Después de semejantes exhibiciones dejó seca su pólvora en las finales y solamente jugó una más al alto nivel, fue en 1964, en el último partido de Di Stéfano con el Madrid, en la que el equipo blanco sucumbió ante el Inter de Helenio Herrera y tras la cual, Puskas se acercó a Sandro Mazzola para intercambiar con él su camiseta. "Tu padre estaría orgulloso", le dijo. "Eres digno de él".

Entre todos los años gloriosos de su carrera, ninguno se acercará excelsamente a lo que logró en 1960. Aquel año marcó veintiseis goles en liga en la que el Madrid sería segundo, doce en la Copa de Europa, incluídos tres en semifinales contra el Barcelona y los cuatro de la final, que el Madrid terminó ganando, diez goles en la Copa del Rey, incluido uno en la final que el Madrid perdió frente al Atlético y dos goles en el partido de vuelta de la Copa Intercontinental en el que el Madrid derrotó por cinco goles a uno a Peñarol de Montevideo. En total fueron cincuenta goles, la mayoría de ellos decisivos, que no le sirvieron para ganar el Balón de Oro.

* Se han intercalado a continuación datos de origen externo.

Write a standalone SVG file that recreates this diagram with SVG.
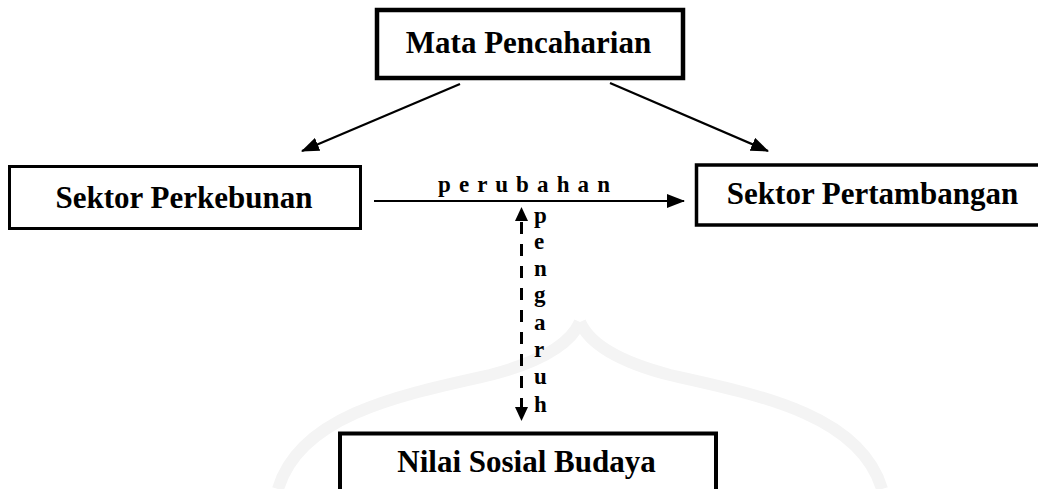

La historia ha demostrado que, en el fondo, los premios no son más que un trozo dorado que no siempre se instalan en el estante de la memoria. Florian Albert fue el único húngaro en ganar el Balón de Oro y, sin embargo, nadie duda de que Puskas ha sido, de largo, el mejor futbolista en la historia del país. El goleador excelso, el artista que jugaba con la pausa y desaparecía con la aceleración. Un pie izquierdo celestial que marcó treinta y cinco goles en sus treinta y siete aparciones en la Copa de Europa. El hombre que lideró a unos magiares que llamaron mágicos por su manera de trenzar el fútbol, el delantero que le anotó dos hat-trick al Barcelona en 1961 y apuntilló así una revancha que llevaba tiempo ideando. Aquel Barça post Herrera que le había ganado dos ligas al Madrid y al que Puskas goleaba una y otra vez sin piedad que le frenase. El mismo tipo que, en 1962, y después de dos finales perdidas, goleó de nuevo en el Camp Nou para jugar una nueva final de Copa y marcar el tanto decisivo que le dio el triunfo a su equipo. Porque así era él, pertinaz, goleador y decisivo. Una máquina de hacer goles que llegó tarde a Madrid y se fue demasiado rápido por tanto como se le disfrutó.

Aquella Hungría inolvidable se apagó en 1956 con aquella desbandada planificada en Bilbao, pero deportivamente ya había tocado a su fin cuando Checoslovaquia les había derrotado en un trepidante partido después de otros dos años sin conocer la derrota. Era el fin de una era y el comienzo de una emigración que llevó a sus integrantes a distintos puntos del continente. Cuando Bernabéu comentó a Samitier su intención de fichar a Puskas, el secretario técnico se negó en redondo. Le había visto jugar pachangas y sabía que estaba viejo y fuera de forma. "Entonces serás tú quien debas irte", respondió el presidente blanco al tipo que había gestionado los fichajes de Di Stéfano y Kopa. Y se fue. Y llegó Puskas y, andando y pateando, dio clases magistrales de fútbol de salón. Tan efusiva fue su estancia en España que, aún con treinta y tres años encima, se nacionalizó español para formar parte del plantel que debía jugar con España el mundial de Chile. Por unos momentos, los españoles quisieron soñar con algo grande. Di Stéfano y Puskas juntos, aquello era una llamada a la esperanza. Pero Di Stéfano no estuvo y Puskas rindió al nivel que solían hacerlo los futbolistas de la época cada vez que se vestían de rojo. Con el Madrid les podía la ilusión, con España les podía la responsabilidad. Y aunque la selección fue campeona de Europa tres años más tarde, por entonces, Puskas, que aún seguía goleando, había pasado a formar parte del recuerdo patrio para un equipo que vivía en continuo proceso de renovación.

En su primera temporada de blanco, anotó cuatro tripletes y en la última, se despidió de la Copa de Europa con un partido apoteósico ante el Feyenoord al que anotó cutaro goles en el Bernabéu rondando los cuarenta años. Cuando se marchó, vencido por la edad y los dolores, se sentó en el banquillo del Panathinaikos y lo condujo a la final de la Copa de Europa en tan sólo dos temporadas. Después entrenó en España, en Chile, en Arabia, en Egipto, en Paraguay y hasta en su Hungría natal, donde abandonó la vocación y se quedó a vivir para siempre en paz consigo mismo. Ningún fracaso como entrenador empañó su gloria como jugador y así se le reconoció en el año 2011 cuando la FIFA lo incluyó en el Salón de la Fama de la Historia del Fútbol. Un jugador así no podía tener un menor reconocimiento.